EXERCISE INSTRUCTIONS: Print the lines that start the entries and continue through the one holding "Chart.register(...registerables);", please, exactly and with the pictures omitted.

PROVIDED INFORMATION:

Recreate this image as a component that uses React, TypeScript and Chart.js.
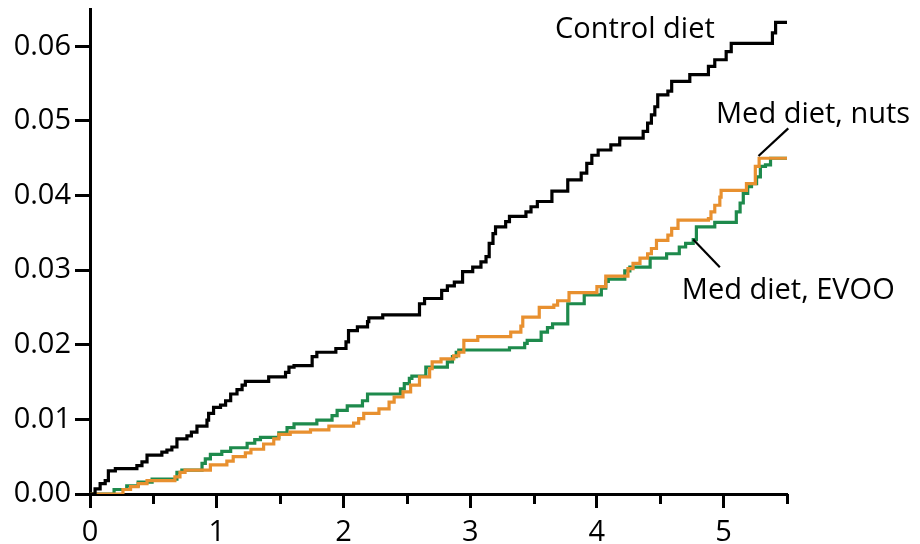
import React, { useEffect, useRef } from "react";
import { Chart, registerables } from "chart.js";

Chart.register(...registerables);

// [years, cumulative incidence] at each step
const controlSteps: [number, number][] = [
  [0, 0], [0.04, 0.0007], [0.08, 0.0014], [0.12, 0.0018], [0.145, 0.0031], [0.2, 0.0034],
  [0.37, 0.0038], [0.41, 0.0043], [0.45, 0.0052], [0.567, 0.0056], [0.607, 0.0059], [0.646, 0.0063],
  [0.686, 0.0074], [0.765, 0.0078], [0.8, 0.0083], [0.844, 0.0091], [0.923, 0.0099], [0.936, 0.0108],
  [0.975, 0.0116], [1.03, 0.0119], [1.07, 0.0125], [1.11, 0.0134], [1.16, 0.014], [1.2, 0.0146],
  [1.226, 0.0151], [1.41, 0.0157], [1.543, 0.0163], [1.57, 0.017], [1.61, 0.0172], [1.753, 0.0184],
  [1.79, 0.019], [1.94, 0.0195], [2.02, 0.0204], [2.04, 0.0219], [2.11, 0.0224], [2.19, 0.0231],
  [2.2, 0.0236], [2.31, 0.024], [2.6, 0.0255], [2.64, 0.0262], [2.775, 0.0273], [2.82, 0.0279],
  [2.875, 0.0284], [2.94, 0.0298], [3.02, 0.0304], [3.085, 0.0311], [3.125, 0.0318], [3.15, 0.0336],
  [3.18, 0.0349], [3.2, 0.0358], [3.28, 0.0365], [3.31, 0.0372], [3.44, 0.0378], [3.48, 0.0385],
  [3.53, 0.0392], [3.645, 0.0406], [3.77, 0.0421], [3.876, 0.043], [3.92, 0.0443], [3.96, 0.0454],
  [4.01, 0.0461], [4.11, 0.0468], [4.18, 0.0477], [4.365, 0.0486], [4.4, 0.0497], [4.43, 0.0508],
  [4.457, 0.0519], [4.48, 0.0535], [4.56, 0.054], [4.59, 0.0553], [4.733, 0.0562], [4.88, 0.0573],
  [4.93, 0.0582], [5.02, 0.0593], [5.06, 0.0604], [5.385, 0.0618], [5.41, 0.0632], [5.5, 0.0632],
];

const nutsSteps: [number, number][] = [
  [0, 0], [0.26, 0.0006], [0.32, 0.001], [0.38, 0.0014], [0.45, 0.0018], [0.67, 0.0023],
  [0.71, 0.0029], [0.75, 0.0032], [0.95, 0.0039], [1.08, 0.0044], [1.13, 0.005], [1.226, 0.0055],
  [1.27, 0.006], [1.37, 0.0067], [1.45, 0.0074], [1.49, 0.008], [1.58, 0.0083], [1.74, 0.0086],
  [1.885, 0.0091], [2.08, 0.0095], [2.12, 0.0101], [2.16, 0.0108], [2.28, 0.0114], [2.36, 0.0123],
  [2.4, 0.013], [2.47, 0.0137], [2.53, 0.0146], [2.6, 0.0157], [2.68, 0.0168], [2.7, 0.0177],
  [2.77, 0.0181], [2.87, 0.0185], [2.91, 0.019], [2.95, 0.0206], [3.06, 0.0211], [3.32, 0.0217],
  [3.4, 0.0225], [3.415, 0.0237], [3.545, 0.025], [3.66, 0.0253], [3.69, 0.0259], [3.78, 0.027],
  [4.0, 0.0278], [4.07, 0.0292], [4.245, 0.0302], [4.285, 0.0309], [4.34, 0.0316], [4.4, 0.0322],
  [4.43, 0.0329], [4.47, 0.034], [4.56, 0.0347], [4.59, 0.0356], [4.64, 0.0367], [4.88, 0.0369],
  [4.9, 0.0378], [4.93, 0.0387], [4.97, 0.0398], [4.98, 0.0407], [5.18, 0.0416], [5.25, 0.0439],
  [5.28, 0.045], [5.5, 0.045],
];

const evooSteps: [number, number][] = [
  [0, 0], [0.19, 0.0006], [0.29, 0.0011], [0.38, 0.0016], [0.49, 0.002], [0.686, 0.0029],
  [0.725, 0.0032], [0.884, 0.0041], [0.91, 0.0047], [0.95, 0.0053], [1.04, 0.0057], [1.11, 0.0062],
  [1.24, 0.0068], [1.3, 0.0073], [1.345, 0.0076], [1.49, 0.0082], [1.555, 0.0089], [1.61, 0.0094],
  [1.79, 0.0099], [1.91, 0.0105], [1.95, 0.0112], [2.03, 0.0118], [2.15, 0.0125], [2.19, 0.0134],
  [2.45, 0.0141], [2.48, 0.0148], [2.52, 0.0155], [2.54, 0.0158], [2.65, 0.017], [2.82, 0.0177],
  [2.86, 0.0184], [2.89, 0.019], [2.91, 0.0193], [3.31, 0.0196], [3.43, 0.0202], [3.45, 0.0206],
  [3.56, 0.0217], [3.61, 0.0223], [3.65, 0.0228], [3.77, 0.0255], [3.9, 0.0267], [4.035, 0.0276],
  [4.07, 0.0285], [4.09, 0.0288], [4.22, 0.0299], [4.26, 0.0304], [4.42, 0.0316], [4.55, 0.0322],
  [4.65, 0.0331], [4.7, 0.0336], [4.76, 0.0341], [4.785, 0.0358], [4.93, 0.0364], [5.1, 0.0378],
  [5.13, 0.039], [5.155, 0.0403], [5.19, 0.0412], [5.22, 0.0416], [5.26, 0.0425], [5.29, 0.0439],
  [5.33, 0.0441], [5.37, 0.045], [5.5, 0.045],
];

const seriesNames = ["Control diet", "Med diet, nuts", "Med diet, EVOO"];
const seriesColors = ["#000000", "#e8902f", "#1e8a4c"];
const xTicks = [0, 0.5, 1, 1.5, 2, 2.5, 3, 3.5, 4, 4.5, 5, 5.5];
const yTicks = [0, 0.01, 0.02, 0.03, 0.04, 0.05, 0.06];

// label anchors in data units: [x, y]
const labelPositions: [number, number][] = [[3.67, 0.0611], [4.94, 0.0497], [4.67, 0.0262]];
// leader lines: [x1, y1, x2, y2]
const leaderLines: [number, number, number, number][] = [
  [5.51, 0.049, 5.275, 0.0453],
  [4.97, 0.0304, 4.76, 0.0341],
];

const FONT = '"Open Sans", "Noto Sans", sans-serif';

const annotate = {
  id: "annotate",
  afterDraw(chart: any) {
    const { ctx, scales } = chart;
    const xs = scales.x;
    const ys = scales.y;
    ctx.save();
    // minor x ticks
    ctx.strokeStyle = "#000";
    ctx.lineWidth = 3;
    const bottom = chart.chartArea.bottom;
    xTicks.forEach((v) => {
      if (!Number.isInteger(v)) {
        const px = Math.round(xs.getPixelForValue(v)) + 0.5;
        ctx.beginPath();
        ctx.moveTo(px, bottom);
        ctx.lineTo(px, bottom + 10);
        ctx.stroke();
      }
    });
    // leader lines
    ctx.lineWidth = 2.2;
    leaderLines.forEach(([x1, y1, x2, y2]) => {
      ctx.beginPath();
      ctx.moveTo(xs.getPixelForValue(x1), ys.getPixelForValue(y1));
      ctx.lineTo(xs.getPixelForValue(x2), ys.getPixelForValue(y2));
      ctx.stroke();
    });
    // labels
    ctx.fillStyle = "#000";
    ctx.font = `29px ${FONT}`;
    ctx.textAlign = "left";
    ctx.textBaseline = "alphabetic";
    seriesNames.forEach((name, i) => {
      const [lx, ly] = labelPositions[i];
      ctx.fillText(name, xs.getPixelForValue(lx), ys.getPixelForValue(ly));
    });
    ctx.restore();
  },
};

export default function App() {
  const ref = useRef<HTMLCanvasElement | null>(null);
  useEffect(() => {
    document.body.style.margin = "0";
    const all = [controlSteps, nutsSteps, evooSteps];
    const chart = new Chart(ref.current as HTMLCanvasElement, {
      type: "line",
      data: {
        datasets: all.map((steps, i) => ({
          label: seriesNames[i],
          data: steps.map(([x, y]) => ({ x, y })),
          borderColor: seriesColors[i],
          borderWidth: 3.2,
          pointRadius: 0,
          stepped: true,
          fill: false,
          borderJoinStyle: "miter",
        })),
      } as any,
      options: {
        animation: false,
        responsive: false,
        devicePixelRatio: 1,
        layout: { padding: { top: 9, right: 133, left: 0, bottom: 0 } },
        plugins: { legend: { display: false }, tooltip: { enabled: false } },
        scales: {
          x: {
            type: "linear",
            min: 0,
            max: 5.5,
            afterBuildTicks: (s: any) => {
              s.ticks = xTicks.map((v) => ({ value: v }));
            },
            afterFit: (s: any) => {
              s.height = 50;
              s.paddingLeft = 0;
              s.paddingRight = 0;
            },
            ticks: {
              autoSkip: false,
              maxRotation: 0,
              padding: 7,
              color: "#000",
              font: { family: FONT, size: 29 },
              callback: (v: any) => (Number.isInteger(v) ? String(v) : ""),
            },
            grid: {
              drawOnChartArea: false,
              drawTicks: true,
              tickLength: 14,
              tickWidth: 3,
              tickColor: (c: any) =>
                c.tick && Number.isInteger(c.tick.value) ? "#000" : "rgba(0,0,0,0)",
            },
            border: { color: "#000", width: 3 },
          },
          y: {
            type: "linear",
            min: 0,
            max: 0.065,
            afterBuildTicks: (s: any) => {
              s.ticks = yTicks.map((v) => ({ value: v }));
            },
            afterFit: (s: any) => {
              s.width = 90;
              s.paddingTop = 0;
              s.paddingBottom = 0;
            },
            ticks: {
              padding: 4,
              color: "#000",
              font: { family: FONT, size: 29 },
              callback: (v: any) => Number(v).toFixed(2),
            },
            grid: {
              drawOnChartArea: false,
              drawTicks: true,
              tickLength: 15,
              tickWidth: 3,
              tickColor: "#000",
            },
            border: { color: "#000", width: 3 },
          },
        },
      },
      plugins: [annotate],
    });
    return () => chart.destroy();
  }, []);
  return <canvas ref={ref} width={920} height={544} style={{ display: "block" }} />;
}
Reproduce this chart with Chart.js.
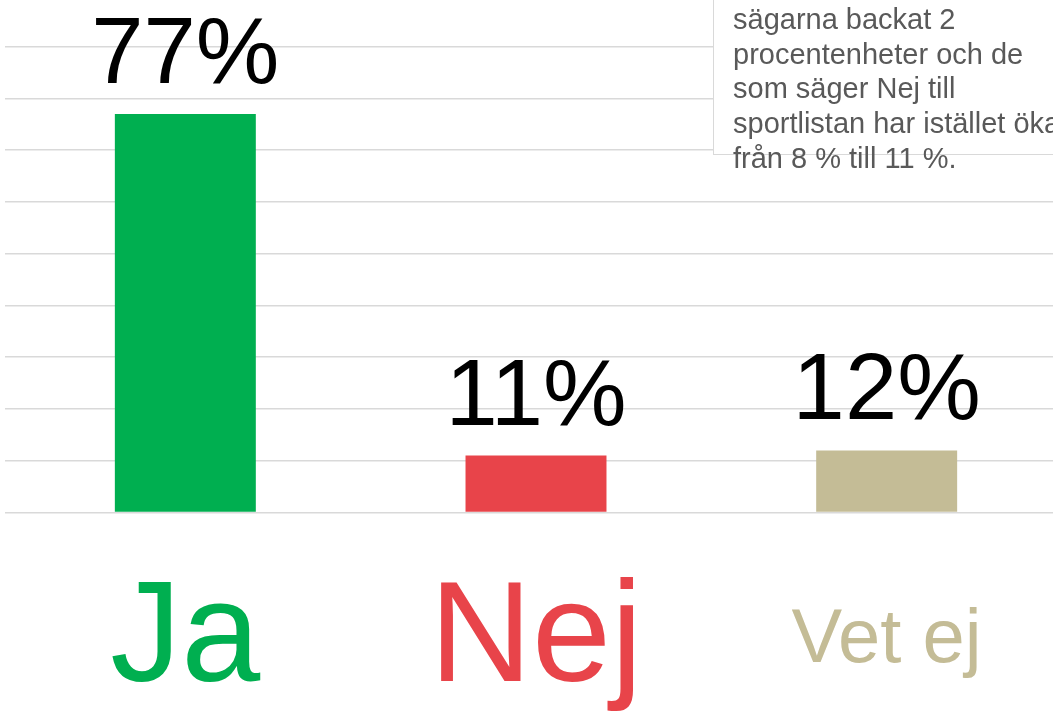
<!DOCTYPE html>
<html>
<head>
<meta charset="utf-8">
<script src="https://cdn.jsdelivr.net/npm/chart.js@4/dist/chart.umd.min.js"></script>
<style>
  html, body { margin: 0; padding: 0; overflow: hidden; background: #fff; width: 1053px; height: 712px; }
  #wrap { position: absolute; left: 0; top: 0; width: 1062px; height: 767px; }
  #note {
    position: absolute; left: 713px; top: -2px; width: 400px; height: 157px;
    box-sizing: border-box; background: #fff;
    border-left: 1.5px solid #d9d9d9; border-bottom: 1.5px solid #d9d9d9;
    padding: 4px 0 0 19px; white-space: nowrap;
    font-family: "Liberation Sans", Arial, sans-serif; font-size: 29px; line-height: 34.7px; color: #595959;
  }
</style>
</head>
<body>
<div id="wrap"><canvas id="chart"></canvas></div>
<div id="note">sägarna backat 2<br>procentenheter och de<br>som säger Nej till<br>sportlistan har istället ökat<br>från 8 % till 11 %.</div>
<script>
const labels = ["Ja", "Nej", "Vet ej"];
const values = [77, 11, 12];
const barColors = ["#00AF50", "#E8444A", "#C4BC96"];
const labelSizes = [142, 142, 76];

const FONT = '"Liberation Sans", Arial, sans-serif';

// value labels above each bar
const valueLabels = {
  id: "valueLabels",
  afterDatasetsDraw(chart) {
    const ctx = chart.ctx;
    const meta = chart.getDatasetMeta(0);
    ctx.save();
    ctx.font = "94px " + FONT;
    ctx.fillStyle = "#000";
    ctx.textAlign = "center";
    ctx.textBaseline = "alphabetic";
    meta.data.forEach((bar, i) => {
      ctx.fillText(values[i] + "%", bar.x, bar.y - 31);
    });
    ctx.restore();
  }
};

new Chart(document.getElementById("chart"), {
  type: "bar",
  data: {
    labels: labels,
    datasets: [{ data: values, backgroundColor: barColors, categoryPercentage: 1, barPercentage: 0.402 }]
  },
  options: {
    responsive: true,
    maintainAspectRatio: false,
    animation: false,
    layout: { padding: { left: 5, right: 0, top: 0, bottom: 4.5 } },
    plugins: { legend: { display: false }, tooltip: { enabled: false } },
    scales: {
      x: {
        grid: { display: false },
        border: { display: false },
        ticks: {
          padding: 50,
          color: ctx => barColors[ctx.index],
          font: ctx => ({ family: FONT, size: labelSizes[ctx.index], lineHeight: "142px" })
        }
      },
      y: {
        min: 0,
        max: 99,
        border: { display: false },
        grid: { color: "#d9d9d9", lineWidth: 1.5, drawTicks: true, tickLength: 5 },
        ticks: { display: false, stepSize: 10, includeBounds: false }
      }
    }
  },
  plugins: [valueLabels]
});
</script>
</body>
</html>
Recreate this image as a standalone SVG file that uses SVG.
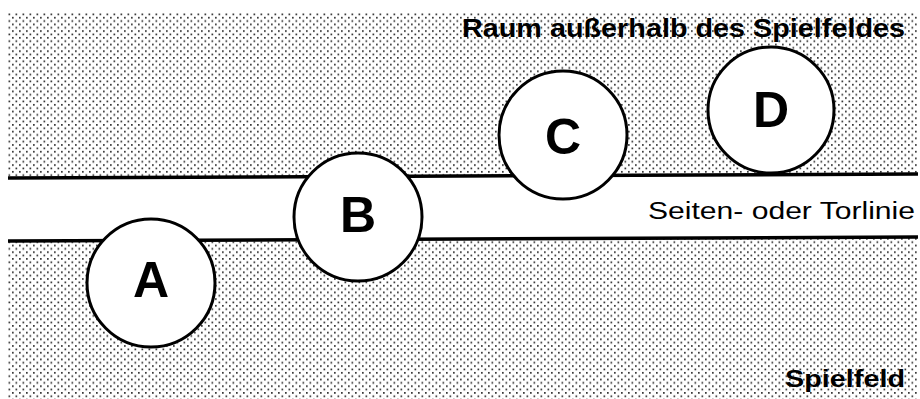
<svg xmlns="http://www.w3.org/2000/svg" width="920" height="399" viewBox="0 0 920 399">
<style>
.lbl{font-family:"Liberation Sans",Arial,sans-serif;fill:#000}
.bold{font-weight:bold}
.node circle{fill:#fff;stroke:#000;stroke-width:3}
.node text{font-family:"Liberation Sans",Arial,sans-serif;font-weight:bold;font-size:50px;text-anchor:middle;fill:#000}
.line{stroke:#000;stroke-width:3.5;fill:none}
</style>
<defs>
<pattern id="dots" width="7" height="6.7" patternUnits="userSpaceOnUse" x="8" y="13">
<rect x="0.5" y="0.5" width="1.7" height="1.7" fill="#333"/>
<rect x="4" y="3.85" width="1.7" height="1.7" fill="#333"/>
</pattern>
</defs>
<rect width="920" height="399" fill="#fff"/>
<rect x="8" y="13" width="910" height="386" fill="url(#dots)"/>
<polygon points="8,178 918,174 918,237 8,241" fill="#fff"/>
<g id="connectors">
<line class="line" x1="8" y1="178" x2="918" y2="174"/>
<line class="line" x1="8" y1="241" x2="918" y2="237"/>
</g>
<text class="lbl bold" x="462" y="37" font-size="26" textLength="443" lengthAdjust="spacingAndGlyphs">Raum außerhalb des Spielfeldes</text>
<text class="lbl" x="648" y="219" font-size="23" textLength="267" lengthAdjust="spacingAndGlyphs">Seiten- oder Torlinie</text>
<text class="lbl bold" x="785" y="387" font-size="24" textLength="120" lengthAdjust="spacingAndGlyphs">Spielfeld</text>
<g id="node-A" class="node"><circle cx="151" cy="283" r="64"/><text x="151" y="297">A</text></g>
<g id="node-B" class="node"><circle cx="358" cy="217" r="64"/><text x="358" y="232">B</text></g>
<g id="node-C" class="node"><circle cx="563" cy="135" r="64"/><text x="563" y="154">C</text></g>
<g id="node-D" class="node"><circle cx="771" cy="110" r="63"/><text x="771" y="127">D</text></g>
</svg>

SOLUTION:
Recreate this image as a component that uses React, TypeScript and Chart.js.
import React, { useEffect, useRef } from "react";
import { Chart, registerables } from "chart.js";

Chart.register(...registerables);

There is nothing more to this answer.